Start of Supplied material

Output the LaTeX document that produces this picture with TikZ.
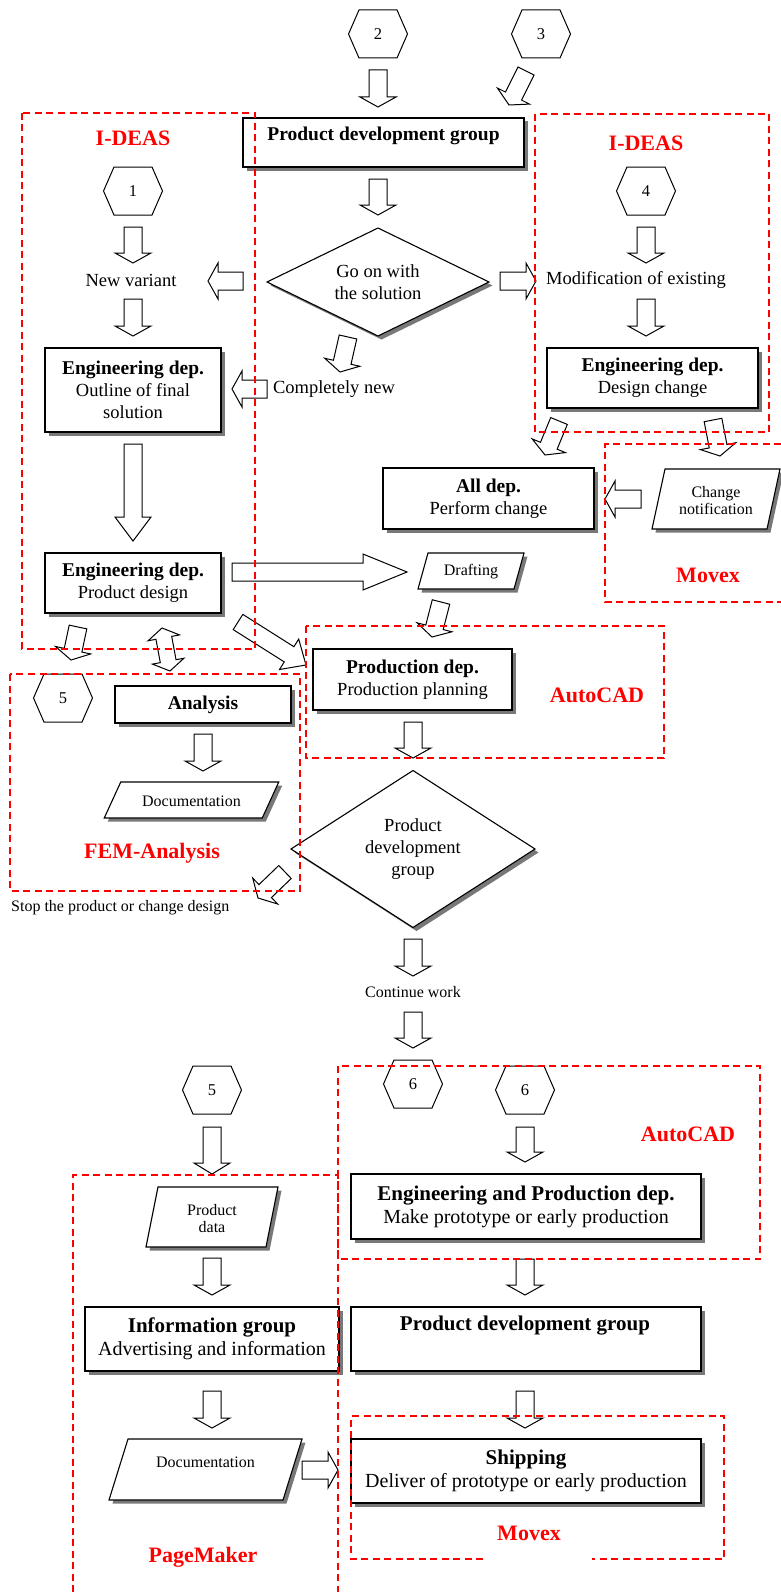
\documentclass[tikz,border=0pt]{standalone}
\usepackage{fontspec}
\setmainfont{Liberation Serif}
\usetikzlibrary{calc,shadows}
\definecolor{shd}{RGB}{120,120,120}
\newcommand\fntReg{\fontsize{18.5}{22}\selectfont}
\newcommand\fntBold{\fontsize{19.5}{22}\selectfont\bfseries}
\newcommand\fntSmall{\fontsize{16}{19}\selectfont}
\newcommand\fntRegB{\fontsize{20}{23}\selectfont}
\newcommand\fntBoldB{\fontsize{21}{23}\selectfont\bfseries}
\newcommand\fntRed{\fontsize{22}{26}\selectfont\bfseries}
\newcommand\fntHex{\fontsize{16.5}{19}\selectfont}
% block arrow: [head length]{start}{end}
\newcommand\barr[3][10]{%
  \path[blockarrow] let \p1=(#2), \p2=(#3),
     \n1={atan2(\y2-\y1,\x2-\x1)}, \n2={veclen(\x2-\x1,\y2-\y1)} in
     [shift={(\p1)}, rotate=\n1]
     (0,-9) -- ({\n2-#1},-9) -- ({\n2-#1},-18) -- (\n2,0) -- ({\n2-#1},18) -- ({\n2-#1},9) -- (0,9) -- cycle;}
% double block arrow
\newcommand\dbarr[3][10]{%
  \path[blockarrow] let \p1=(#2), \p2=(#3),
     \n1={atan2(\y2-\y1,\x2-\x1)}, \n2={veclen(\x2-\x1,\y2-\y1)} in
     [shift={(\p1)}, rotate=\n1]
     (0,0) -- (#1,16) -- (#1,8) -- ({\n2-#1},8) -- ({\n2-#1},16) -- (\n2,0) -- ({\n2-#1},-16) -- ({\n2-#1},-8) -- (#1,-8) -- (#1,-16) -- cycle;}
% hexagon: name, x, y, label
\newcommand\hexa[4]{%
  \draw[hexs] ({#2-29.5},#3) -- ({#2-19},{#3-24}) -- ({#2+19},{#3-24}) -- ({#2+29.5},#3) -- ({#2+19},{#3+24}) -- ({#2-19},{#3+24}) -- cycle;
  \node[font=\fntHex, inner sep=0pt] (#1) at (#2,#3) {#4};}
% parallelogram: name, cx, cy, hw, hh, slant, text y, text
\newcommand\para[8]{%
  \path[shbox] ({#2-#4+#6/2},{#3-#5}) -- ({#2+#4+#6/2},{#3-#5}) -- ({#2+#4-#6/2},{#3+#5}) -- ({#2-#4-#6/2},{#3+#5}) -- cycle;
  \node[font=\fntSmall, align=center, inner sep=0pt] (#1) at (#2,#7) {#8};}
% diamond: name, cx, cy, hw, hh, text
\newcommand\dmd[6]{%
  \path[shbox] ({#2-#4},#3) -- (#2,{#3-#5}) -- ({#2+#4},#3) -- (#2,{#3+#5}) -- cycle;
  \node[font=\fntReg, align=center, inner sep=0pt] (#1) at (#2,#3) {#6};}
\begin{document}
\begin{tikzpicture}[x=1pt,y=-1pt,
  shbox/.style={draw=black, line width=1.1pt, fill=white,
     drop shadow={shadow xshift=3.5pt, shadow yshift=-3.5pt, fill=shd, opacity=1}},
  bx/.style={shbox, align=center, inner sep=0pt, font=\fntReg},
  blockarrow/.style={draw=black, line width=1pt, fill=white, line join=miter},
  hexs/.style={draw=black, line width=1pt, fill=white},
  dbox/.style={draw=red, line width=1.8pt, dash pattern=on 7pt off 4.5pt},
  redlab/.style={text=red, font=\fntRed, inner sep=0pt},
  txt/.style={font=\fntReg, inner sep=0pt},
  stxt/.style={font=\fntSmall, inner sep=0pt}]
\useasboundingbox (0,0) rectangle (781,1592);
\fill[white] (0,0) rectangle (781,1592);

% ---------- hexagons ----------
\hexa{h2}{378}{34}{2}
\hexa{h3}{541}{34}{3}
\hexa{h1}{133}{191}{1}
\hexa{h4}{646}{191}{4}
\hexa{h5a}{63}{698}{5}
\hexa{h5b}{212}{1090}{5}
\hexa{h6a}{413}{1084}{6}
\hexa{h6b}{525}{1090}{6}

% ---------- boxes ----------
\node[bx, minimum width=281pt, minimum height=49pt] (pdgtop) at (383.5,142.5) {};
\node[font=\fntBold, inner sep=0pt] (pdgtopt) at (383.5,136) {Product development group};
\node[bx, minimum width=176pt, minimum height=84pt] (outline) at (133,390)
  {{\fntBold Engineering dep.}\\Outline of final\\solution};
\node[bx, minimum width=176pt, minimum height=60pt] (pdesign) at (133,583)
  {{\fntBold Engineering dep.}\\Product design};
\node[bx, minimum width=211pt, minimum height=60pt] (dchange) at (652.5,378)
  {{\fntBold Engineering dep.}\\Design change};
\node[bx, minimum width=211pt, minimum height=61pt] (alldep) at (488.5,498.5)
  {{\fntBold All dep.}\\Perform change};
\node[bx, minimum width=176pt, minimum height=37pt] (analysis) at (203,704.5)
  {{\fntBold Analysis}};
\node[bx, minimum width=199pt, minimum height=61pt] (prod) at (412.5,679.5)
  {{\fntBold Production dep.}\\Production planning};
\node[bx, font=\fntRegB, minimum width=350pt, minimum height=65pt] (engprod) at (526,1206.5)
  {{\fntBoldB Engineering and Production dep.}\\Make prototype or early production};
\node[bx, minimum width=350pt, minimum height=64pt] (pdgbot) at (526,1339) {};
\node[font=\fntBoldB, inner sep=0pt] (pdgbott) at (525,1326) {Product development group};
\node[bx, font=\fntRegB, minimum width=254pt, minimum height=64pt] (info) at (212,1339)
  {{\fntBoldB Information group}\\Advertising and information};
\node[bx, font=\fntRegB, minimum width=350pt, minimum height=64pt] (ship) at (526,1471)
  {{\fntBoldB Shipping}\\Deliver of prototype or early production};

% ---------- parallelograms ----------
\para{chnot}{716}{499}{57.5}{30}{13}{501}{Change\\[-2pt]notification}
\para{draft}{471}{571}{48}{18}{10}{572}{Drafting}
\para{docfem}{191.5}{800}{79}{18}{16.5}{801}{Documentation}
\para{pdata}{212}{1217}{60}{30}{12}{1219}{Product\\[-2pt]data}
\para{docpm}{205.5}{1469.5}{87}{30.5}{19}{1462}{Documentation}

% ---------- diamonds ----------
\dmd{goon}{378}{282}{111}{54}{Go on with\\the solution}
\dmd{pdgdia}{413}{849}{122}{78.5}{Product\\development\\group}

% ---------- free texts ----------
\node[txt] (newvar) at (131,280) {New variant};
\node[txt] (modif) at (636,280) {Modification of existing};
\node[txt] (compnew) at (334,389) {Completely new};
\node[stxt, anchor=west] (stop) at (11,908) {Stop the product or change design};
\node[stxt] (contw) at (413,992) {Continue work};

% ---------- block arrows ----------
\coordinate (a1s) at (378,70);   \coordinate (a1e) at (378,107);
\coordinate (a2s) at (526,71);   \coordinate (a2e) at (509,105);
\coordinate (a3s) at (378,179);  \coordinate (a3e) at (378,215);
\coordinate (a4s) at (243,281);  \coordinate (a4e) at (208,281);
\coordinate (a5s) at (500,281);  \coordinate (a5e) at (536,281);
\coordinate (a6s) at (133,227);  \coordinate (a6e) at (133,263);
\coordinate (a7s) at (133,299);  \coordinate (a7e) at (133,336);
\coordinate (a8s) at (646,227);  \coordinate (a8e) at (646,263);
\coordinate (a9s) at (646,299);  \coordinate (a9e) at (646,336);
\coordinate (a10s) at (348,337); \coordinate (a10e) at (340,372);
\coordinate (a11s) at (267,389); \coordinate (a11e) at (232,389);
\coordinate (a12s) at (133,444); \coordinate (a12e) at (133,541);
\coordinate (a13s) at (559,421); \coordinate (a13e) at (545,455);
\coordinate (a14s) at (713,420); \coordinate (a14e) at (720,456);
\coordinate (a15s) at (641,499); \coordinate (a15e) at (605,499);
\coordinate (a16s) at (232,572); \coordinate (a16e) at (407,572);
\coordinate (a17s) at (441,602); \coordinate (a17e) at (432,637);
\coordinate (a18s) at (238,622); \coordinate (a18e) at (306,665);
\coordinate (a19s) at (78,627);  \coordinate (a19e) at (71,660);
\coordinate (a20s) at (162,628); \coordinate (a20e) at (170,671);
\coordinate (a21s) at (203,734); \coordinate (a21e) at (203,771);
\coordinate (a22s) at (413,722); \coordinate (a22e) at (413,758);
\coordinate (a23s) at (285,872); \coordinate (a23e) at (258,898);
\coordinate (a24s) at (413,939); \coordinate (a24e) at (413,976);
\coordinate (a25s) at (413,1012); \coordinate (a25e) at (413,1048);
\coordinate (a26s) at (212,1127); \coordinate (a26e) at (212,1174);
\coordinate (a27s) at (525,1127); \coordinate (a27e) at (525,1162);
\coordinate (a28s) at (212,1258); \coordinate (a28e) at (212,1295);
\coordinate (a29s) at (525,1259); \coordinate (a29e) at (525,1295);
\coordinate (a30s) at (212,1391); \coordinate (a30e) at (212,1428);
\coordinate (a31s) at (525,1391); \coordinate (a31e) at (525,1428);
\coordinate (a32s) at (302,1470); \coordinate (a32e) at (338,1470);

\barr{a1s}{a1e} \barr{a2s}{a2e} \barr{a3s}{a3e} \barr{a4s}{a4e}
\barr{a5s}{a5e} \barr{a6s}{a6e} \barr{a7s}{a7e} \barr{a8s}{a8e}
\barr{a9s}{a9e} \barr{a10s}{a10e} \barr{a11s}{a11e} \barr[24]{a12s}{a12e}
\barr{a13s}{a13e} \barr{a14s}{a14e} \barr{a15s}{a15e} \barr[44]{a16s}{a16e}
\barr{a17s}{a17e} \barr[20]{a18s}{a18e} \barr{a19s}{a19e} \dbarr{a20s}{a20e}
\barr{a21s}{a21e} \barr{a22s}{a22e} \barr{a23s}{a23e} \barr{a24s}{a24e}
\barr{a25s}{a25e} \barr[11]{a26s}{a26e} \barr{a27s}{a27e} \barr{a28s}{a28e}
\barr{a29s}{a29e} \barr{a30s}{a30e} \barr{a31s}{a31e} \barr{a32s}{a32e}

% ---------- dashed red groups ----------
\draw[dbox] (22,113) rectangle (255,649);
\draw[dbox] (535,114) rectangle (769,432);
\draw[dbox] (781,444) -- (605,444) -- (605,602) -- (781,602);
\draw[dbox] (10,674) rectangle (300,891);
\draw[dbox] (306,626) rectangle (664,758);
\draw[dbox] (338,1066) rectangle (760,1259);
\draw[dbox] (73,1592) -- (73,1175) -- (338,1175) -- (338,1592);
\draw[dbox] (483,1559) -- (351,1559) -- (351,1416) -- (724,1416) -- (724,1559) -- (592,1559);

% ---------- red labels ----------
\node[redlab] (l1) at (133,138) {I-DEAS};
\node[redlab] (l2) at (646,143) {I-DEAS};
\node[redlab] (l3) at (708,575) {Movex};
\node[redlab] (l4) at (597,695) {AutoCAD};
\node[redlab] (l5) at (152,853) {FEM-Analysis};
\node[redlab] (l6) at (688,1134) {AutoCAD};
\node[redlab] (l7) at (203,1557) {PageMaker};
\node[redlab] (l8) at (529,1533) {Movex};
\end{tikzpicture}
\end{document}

End of Supplied material

### Goal
Filter the listing for the word "with" and copy every line that holds it.

### Task response
Output the LaTeX document that produces this picture with TikZ.
\dmd{goon}{378}{282}{111}{54}{Go on with\\the solution}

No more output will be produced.